Transgene has achieved a significant milestone in personalized cancer immunotherapy by enrolling the first patient in the Phase II portion of its randomized Phase I/II clinical trial evaluating TG4050, an individualized therapeutic cancer vaccine for head and neck cancer. The French biotechnology company announced on June 3, 2024, that patient screening and enrollment are now active for the international multicenter trial, which aims to recruit approximately 80 patients overall.
Promising Phase I Results Drive Phase II Advancement
The decision to advance TG4050 to Phase II was based on compelling Phase I data presented at AACR 2024. The results demonstrated strong immunogenicity and persistent cellular immune responses, with notable clinical benefits for patients. At the time of analysis, all patients who received TG4050 remained disease-free, while only patients in the control arm had experienced relapse.
"The Phase I data we have generated indicate that TG4050 enables the induction of specific cellular immune responses that persist up to 7 months post treatment initiation, with all treated patients remaining disease-free after a median follow-up of 18.6 months," said Dr. Maud Brandely, MD, PhD, Chief Medical Officer of Transgene.
In the Phase I portion, 32 evaluable patients were included across France, the UK, and the USA. Almost all treated patients (95%) developed specific cellular immune responses (CD8+ and CD4+), and these immune responses were persistent and induced against multiple targets.
AI-Powered Personalized Immunotherapy
TG4050 is built on Transgene's myvac® viral vector platform combined with NEC's artificial intelligence capabilities for identifying and predicting the most immunogenic neoantigens for each patient. This virus-based therapeutic vaccine integrates approximately thirty tumor neoantigens, identified and selected from tumor sequencing to generate the most effective immune response.
The individualized treatment is created for each patient after they complete surgery and adjuvant therapy. The randomized study design evaluates treatment benefits in patients at high-risk of relapse, with half of participants receiving their vaccine immediately after completing adjuvant treatment and the other half receiving TG4050 at the time of disease recurrence as an additional treatment to standard of care.
Addressing Unmet Medical Need
The Phase II trial continues investigating single-agent TG4050 in patients with newly diagnosed, locoregionally advanced, HPV-negative, squamous cell carcinoma of the head and neck (SCCHN) in the adjuvant setting following completion of surgery and chemoradiotherapy.

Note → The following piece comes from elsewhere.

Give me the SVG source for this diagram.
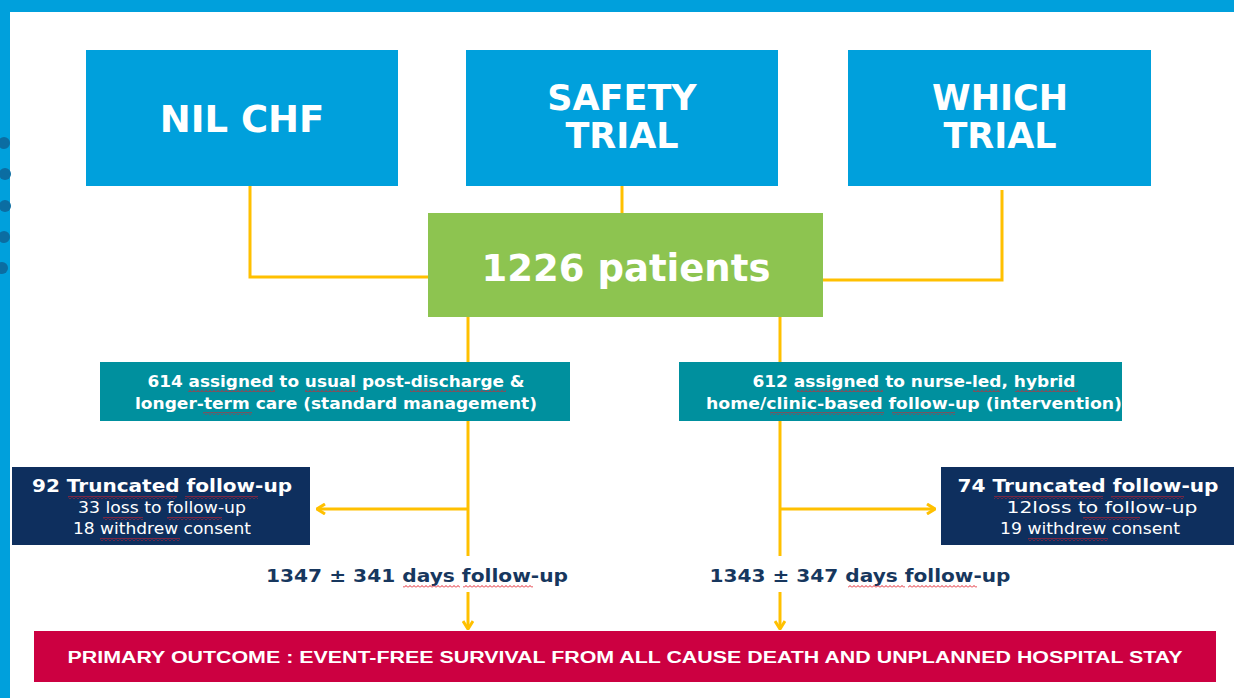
<svg xmlns="http://www.w3.org/2000/svg" width="1234" height="698" viewBox="0 0 1234 698">
  <style>
    .trial { fill: #00A0DC; }
    .hdr { font-family: "DejaVu Sans", Verdana, sans-serif; font-weight: bold; fill: #FFFFFF; text-anchor: middle; }
    .big { font-size: 37px; }
    .two { font-size: 35px; }
    .arm { font-family: "DejaVu Sans", Verdana, sans-serif; font-weight: bold; font-size: 16px; fill: #FFFFFF; text-anchor: middle; }
    .lossT { font-family: "DejaVu Sans", Verdana, sans-serif; font-weight: bold; font-size: 17px; fill: #FFFFFF; text-anchor: middle; }
    .loss { font-family: "DejaVu Sans", Verdana, sans-serif; font-size: 15px; fill: #FFFFFF; text-anchor: middle; }
    .fu { font-family: "DejaVu Sans", Verdana, sans-serif; font-weight: bold; font-size: 18px; fill: #17375E; text-anchor: middle; }
    .outc { font-family: "Liberation Sans", Arial, sans-serif; font-weight: bold; font-size: 16px; fill: #FFFFFF; text-anchor: middle; }
    .link { fill: none; stroke: #FFC000; stroke-width: 3; }
    .sq { fill: url(#squiggle); }
  </style>
  <defs>
    <marker id="chev" viewBox="0 0 10 12" refX="9" refY="6" markerWidth="10" markerHeight="12" markerUnits="userSpaceOnUse" orient="auto">
      <path d="M1,1 L9,6 L1,11" fill="none" stroke="#FFC000" stroke-width="3" stroke-linejoin="miter"/>
    </marker>
    <pattern id="squiggle" x="0" y="0" width="4" height="3" patternUnits="userSpaceOnUse">
      <path d="M0,2.5 L2,0.5 L4,2.5" fill="none" stroke="#E0202A" stroke-width="1"/>
    </pattern>
  </defs>

  <!-- slide frame -->
  <rect x="0" y="0" width="1234" height="698" fill="#FFFFFF"/>
  <rect x="0" y="0" width="1234" height="12" fill="#00A0DC"/>
  <rect x="0" y="0" width="10" height="698" fill="#00A0DC"/>
  <g fill="#0B6DA2">
    <circle cx="4" cy="143" r="6"/>
    <circle cx="5" cy="174" r="6"/>
    <circle cx="5" cy="206" r="6"/>
    <circle cx="4" cy="237" r="6"/>
    <circle cx="2" cy="268" r="6"/>
  </g>

  <!-- connectors -->
  <g id="connectors">
    <path class="link" d="M250,186 V277 H428"/>
    <path class="link" d="M622,186 V213"/>
    <path class="link" d="M1002,190 V280 H823"/>
    <path class="link" d="M468,317 V556"/>
    <path class="link" d="M468,592 V629" marker-end="url(#chev)"/>
    <path class="link" d="M468,509 H317" marker-end="url(#chev)"/>
    <path class="link" d="M780,317 V556"/>
    <path class="link" d="M780,592 V629" marker-end="url(#chev)"/>
    <path class="link" d="M780,509 H935" marker-end="url(#chev)"/>
  </g>

  <g id="nil-chf">
    <rect class="trial" x="86" y="50" width="312" height="136"/>
    <text class="hdr big" x="242" y="132">NIL CHF</text>
  </g>
  <g id="safety-trial">
    <rect class="trial" x="466" y="50" width="312" height="136"/>
    <text class="hdr two" x="622" y="110">SAFETY</text>
    <text class="hdr two" x="622" y="148">TRIAL</text>
  </g>
  <g id="which-trial">
    <rect class="trial" x="848" y="50" width="303" height="136"/>
    <text class="hdr two" x="1000" y="110">WHICH</text>
    <text class="hdr two" x="1000" y="148">TRIAL</text>
  </g>

  <g id="patients">
    <rect x="428" y="213" width="395" height="104" fill="#8DC450"/>
    <text class="hdr big" x="626" y="281">1226 patients</text>
  </g>

  <g id="arm-standard">
    <rect x="100" y="362" width="470" height="59" fill="#00909E"/>
    <text class="arm" x="336" y="387" textLength="377" lengthAdjust="spacingAndGlyphs">614 assigned to usual post-discharge &amp;</text>
    <text class="arm" x="336" y="409" textLength="402" lengthAdjust="spacingAndGlyphs">longer-term care (standard management)</text>
    <rect class="sq" x="188" y="389" width="87" height="3"/>
    <rect class="sq" x="305" y="389" width="53" height="3"/>
    <rect class="sq" x="410" y="389" width="96" height="3"/>
    <rect class="sq" x="203" y="412" width="49" height="3"/>
  </g>

  <g id="arm-intervention">
    <rect x="679" y="362" width="443" height="59" fill="#00909E"/>
    <text class="arm" x="914" y="387" textLength="323" lengthAdjust="spacingAndGlyphs">612 assigned to nurse-led, hybrid</text>
    <text class="arm" x="914" y="409" textLength="416" lengthAdjust="spacingAndGlyphs">home/clinic-based follow-up (intervention)</text>
    <rect class="sq" x="797" y="389" width="86" height="3"/>
    <rect class="sq" x="973" y="389" width="27" height="3"/>
    <rect class="sq" x="1015" y="389" width="63" height="3"/>
    <rect class="sq" x="770" y="412" width="114" height="3"/>
    <rect class="sq" x="892" y="412" width="63" height="3"/>
  </g>

  <g id="truncated-standard">
    <rect x="12" y="467" width="298" height="78" fill="#0E2F5E"/>
    <text class="lossT" x="162" y="492" textLength="260" lengthAdjust="spacingAndGlyphs">92 Truncated follow-up</text>
    <text class="loss" x="162" y="513" textLength="168" lengthAdjust="spacingAndGlyphs">33 loss to follow-up</text>
    <text class="loss" x="162" y="534" textLength="178" lengthAdjust="spacingAndGlyphs">18 withdrew consent</text>
    <rect class="sq" x="68" y="496" width="109" height="3"/>
    <rect class="sq" x="185" y="496" width="73" height="3"/>
    <rect class="sq" x="103" y="517" width="40" height="3"/>
    <rect class="sq" x="167" y="517" width="55" height="3"/>
    <rect class="sq" x="100" y="538" width="80" height="3"/>
  </g>

  <g id="truncated-intervention">
    <rect x="941" y="467" width="293" height="78" fill="#0E2F5E"/>
    <text class="lossT" x="1088" y="492" textLength="261" lengthAdjust="spacingAndGlyphs">74 Truncated follow-up</text>
    <text class="loss" x="1102" y="513" textLength="191" lengthAdjust="spacingAndGlyphs">12loss to follow-up</text>
    <text class="loss" x="1090" y="534" textLength="180" lengthAdjust="spacingAndGlyphs">19 withdrew consent</text>
    <rect class="sq" x="994" y="496" width="109" height="3"/>
    <rect class="sq" x="1111" y="496" width="73" height="3"/>
    <rect class="sq" x="1083" y="517" width="57" height="3"/>
    <rect class="sq" x="1028" y="538" width="80" height="3"/>
  </g>

  <g id="followup-standard">
    <text class="fu" x="417" y="582" textLength="302" lengthAdjust="spacingAndGlyphs">1347 ± 341 days follow-up</text>
    <rect class="sq" x="403" y="585" width="57" height="3"/>
    <rect class="sq" x="463" y="585" width="70" height="3"/>
  </g>
  <g id="followup-intervention">
    <text class="fu" x="860" y="582" textLength="301" lengthAdjust="spacingAndGlyphs">1343 ± 347 days follow-up</text>
    <rect class="sq" x="848" y="585" width="57" height="3"/>
    <rect class="sq" x="908" y="585" width="69" height="3"/>
  </g>

  <g id="primary-outcome">
    <rect x="34" y="631" width="1182" height="51" fill="#CC0041"/>
    <text class="outc" x="625" y="663" textLength="1115" lengthAdjust="spacingAndGlyphs">PRIMARY OUTCOME : EVENT-FREE SURVIVAL FROM ALL CAUSE DEATH AND UNPLANNED HOSPITAL STAY</text>
  </g>
</svg>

Despite some treatment advances, significant medical need remains for these patients.
With current standard of care, 30% to 40% of patients are expected to relapse within 24 months following surgery and adjuvant therapy. Despite completed Phase III trials, immune checkpoint inhibitors have yet to demonstrate significant benefits for these patients in the adjuvant setting.
TG4050 represents the only individualized neoantigen cancer vaccine currently being developed in a randomized trial for adjuvant treatment of head and neck cancer.
Trial Design and Timeline
The international, multicenter, open-label, two-arm trial (NCT04183166) is currently screening patients in France at IUCT-Oncopole (Toulouse) and Institut Curie (Paris), with additional sites in France, Europe, and the US to be added in coming months. The trial is led by Prof. Christian Ottensmeier, MD, PhD, Consultant Medical Oncologist at the Clatterbridge Cancer Centre and Professor of Immuno-Oncology at the University of Liverpool.
Trial endpoints include safety, feasibility, biological activity of the therapeutic vaccine, and disease-free survival (survival without recurrence or death for any cause). The inclusion of the last patient in the Phase II part of the study is expected in Q4 2025.
"Personalized cancer vaccines are an extremely exciting development and, if successful, could also be utilized to treat other forms of cancer to improve and extend the lives of patients," noted Dr. Brandely.